J’avais l’espoir d’un mandat transformateur qui égalerait et dépasserait de manière significative l’importance de sa nomination en tant que première femme noire présidente de Harvard. Mais au lieu de s’allier avec ceux qui étaient prêts à s’allier avec elle et à dénoncer les cas de misogynie à son encontre, la présidente Gay a choisi de s’allier avec les axes traditionnels du pouvoir : avec les sionistes et les racistes qui allaient ouvrir la voie à sa démission.
Harvard restera une institution qui protège et s’appuie sur la suprématie blanche.

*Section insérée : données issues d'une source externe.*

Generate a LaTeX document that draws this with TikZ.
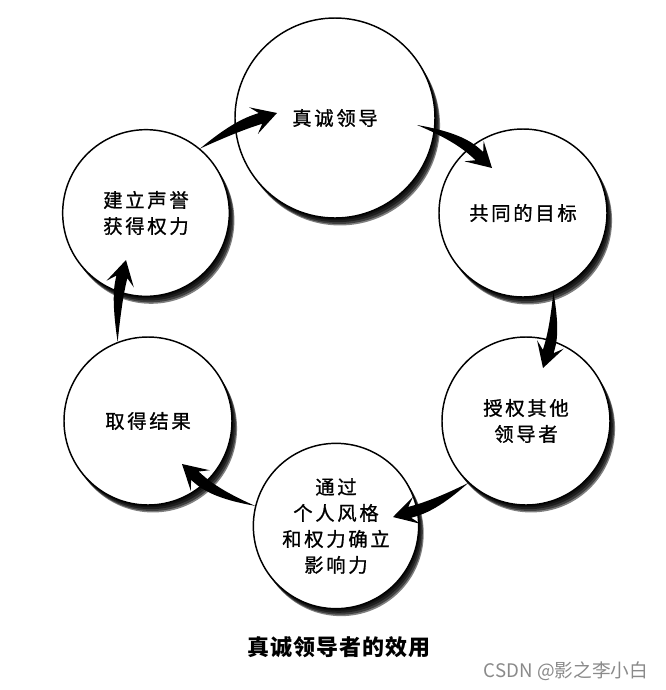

La présidente Gay a tenté d’apaiser ses professeurs, donateurs et anciens élèves les plus puissants en participant elle-même à la suprématie blanche, en faisant taire les voix pro-palestiniennes et en ne protégeant pas les étudiants marginalisés. Elle a été récompensée par les cadeaux que la suprématie blanche offre aux femmes noires qui ne se conforment pas assez bien : elle a vu son expertise sapée, son caractère déprécié, sa sécurité menacée et, finalement, elle a été totalement écartée.
Sa présidence montre clairement qu’il y aura toujours des limites à la représentation dans les institutions profondément ancrées dans la suprématie blanche. Ces nominations ne nous rendent pas soudainement acceptables aux yeux des racistes, et ces institutions ne peuvent pas non plus nous protéger d’elles-mêmes.

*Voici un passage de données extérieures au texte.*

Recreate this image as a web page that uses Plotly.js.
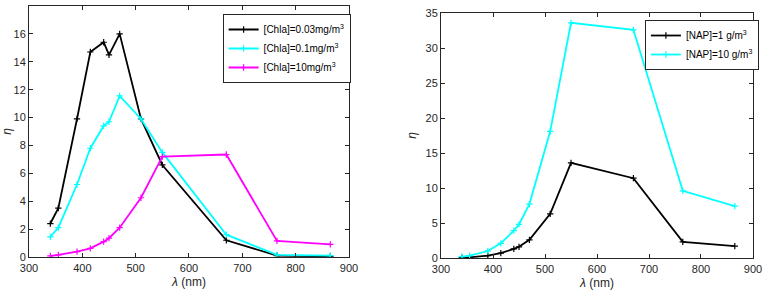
<!DOCTYPE html>
<html><head><meta charset="utf-8">
<script src="https://cdn.plot.ly/plotly-3.0.1.min.js"></script>
<style>html,body{margin:0;padding:0;background:#fff}#c{width:765px;height:295px}</style>
</head><body><div id="c"></div>
<script>
var wavelengths = [340, 355, 390, 415, 440, 450, 470, 510, 550, 670, 765, 865];
var chla003 = [2.4, 3.5, 9.9, 14.7, 15.4, 14.5, 16.0, 9.9, 6.6, 1.2, 0.1, 0.05];
var chla01 = [1.45, 2.1, 5.2, 7.8, 9.4, 9.7, 11.55, 9.9, 7.5, 1.6, 0.15, 0.1];
var chla10 = [0.08, 0.15, 0.38, 0.62, 1.1, 1.35, 2.1, 4.25, 7.2, 7.35, 1.15, 0.9];
var nap1 = [0.05, 0.1, 0.35, 0.7, 1.3, 1.6, 2.6, 6.3, 13.6, 11.4, 2.3, 1.7];
var nap10 = [0.2, 0.35, 1.0, 2.1, 3.9, 4.8, 7.7, 18.1, 33.6, 32.6, 9.6, 7.4];
var names = ['[Chla]=0.03mg/m<sup>3</sup>', '[Chla]=0.1mg/m<sup>3</sup>', '[Chla]=10mg/m<sup>3</sup>',
             '[NAP]=1 g/m<sup>3</sup>', '[NAP]=10 g/m<sup>3</sup>'];

function tr(y, name, color, xa, ya, lg) {
  return {x: wavelengths, y: y, name: name, type: 'scatter', mode: 'lines+markers',
    xaxis: xa, yaxis: ya, legend: lg,
    line: {color: color, width: 1.8},
    marker: {symbol: 'cross-thin', size: 4.5, line: {color: color, width: 1.2}, color: color}};
}
var data = [
  tr(chla003, names[0], '#000000', 'x', 'y', 'legend'),
  tr(chla01, names[1], '#00FFFF', 'x', 'y', 'legend'),
  tr(chla10, names[2], '#FF00FF', 'x', 'y', 'legend'),
  tr(nap1, names[3], '#000000', 'x2', 'y2', 'legend2'),
  tr(nap10, names[4], '#00FFFF', 'x2', 'y2', 'legend2')
];
var axc = '#262626';
function ax(o) {
  return Object.assign({showgrid: false, zeroline: false, showline: true, linecolor: axc, linewidth: 1,
    mirror: 'ticks', ticks: 'inside', ticklen: 4, tickcolor: axc, automargin: false,
    tickfont: {family: 'Liberation Sans, Arial, sans-serif', size: 11, color: axc}}, o);
}
var tf = {family: 'Liberation Sans, Arial, sans-serif', size: 12, color: axc};
var layout = {
  width: 765, height: 295, margin: {l: 0, r: 0, t: 0, b: 0},
  paper_bgcolor: '#fff', plot_bgcolor: '#fff', showlegend: true,
  font: {family: 'Liberation Sans, Arial, sans-serif'},
  xaxis: ax({domain: [0.0379, 0.4562], range: [300, 900], tickvals: [300,400,500,600,700,800,900], anchor: 'y',
    ticklabelstandoff: 1, title: {text: '<i>λ</i> (nm)', font: tf, standoff: 4}}),
  yaxis: ax({domain: [0.1288, 0.9797], range: [0, 18], tickvals: [0,2,4,6,8,10,12,14,16,18], anchor: 'x',
    title: {text: '<i>η</i>', font: tf, standoff: 6}}),
  xaxis2: ax({domain: [0.5765, 0.9843], range: [300, 900], tickvals: [300,400,500,600,700,800,900], anchor: 'y2',
    ticklabelstandoff: 1, title: {text: '<i>λ</i> (nm)', font: tf, standoff: 4}}),
  yaxis2: ax({domain: [0.1254, 0.9559], range: [0, 35], tickvals: [0,5,10,15,20,25,30,35], anchor: 'x2',
    title: {text: '<i>η</i>', font: tf, standoff: 6}}),
  legend: {x: 0.291, y: 0.9525, xanchor: 'left', yanchor: 'top', bgcolor: '#fff', bordercolor: axc, borderwidth: 1,
    font: {family: 'Liberation Sans, Arial, sans-serif', size: 10, color: '#000'}, tracegroupgap: 0, itemwidth: 30},
  legend2: {x: 0.843, y: 0.9322, xanchor: 'left', yanchor: 'top', bgcolor: '#fff', bordercolor: axc, borderwidth: 1,
    font: {family: 'Liberation Sans, Arial, sans-serif', size: 10, color: '#000'}, tracegroupgap: 0, itemwidth: 30}
};
Plotly.newPlot('c', data, layout, {staticPlot: true, displayModeBar: false});
</script></body></html>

La libération des femmes noires est impossible sans la libération de la Palestine. Les femmes noires méritent bien mieux que d’être les victimes de chasses aux sorcières et les marionnettes de projets suprémacistes blancs, et le peuple palestinien mérite une solidarité inébranlable, sans équivoque et explicite de la part de toute personne marginalisée à qui l’on donne une puissante tribune. Nous devrions regretter le mandat de la présidente Gay parce qu’elle a été à la fois une victime et un agent de la suprématie blanche. Nous devrions être déçus parce que nous voulions mieux pour elle et de sa part.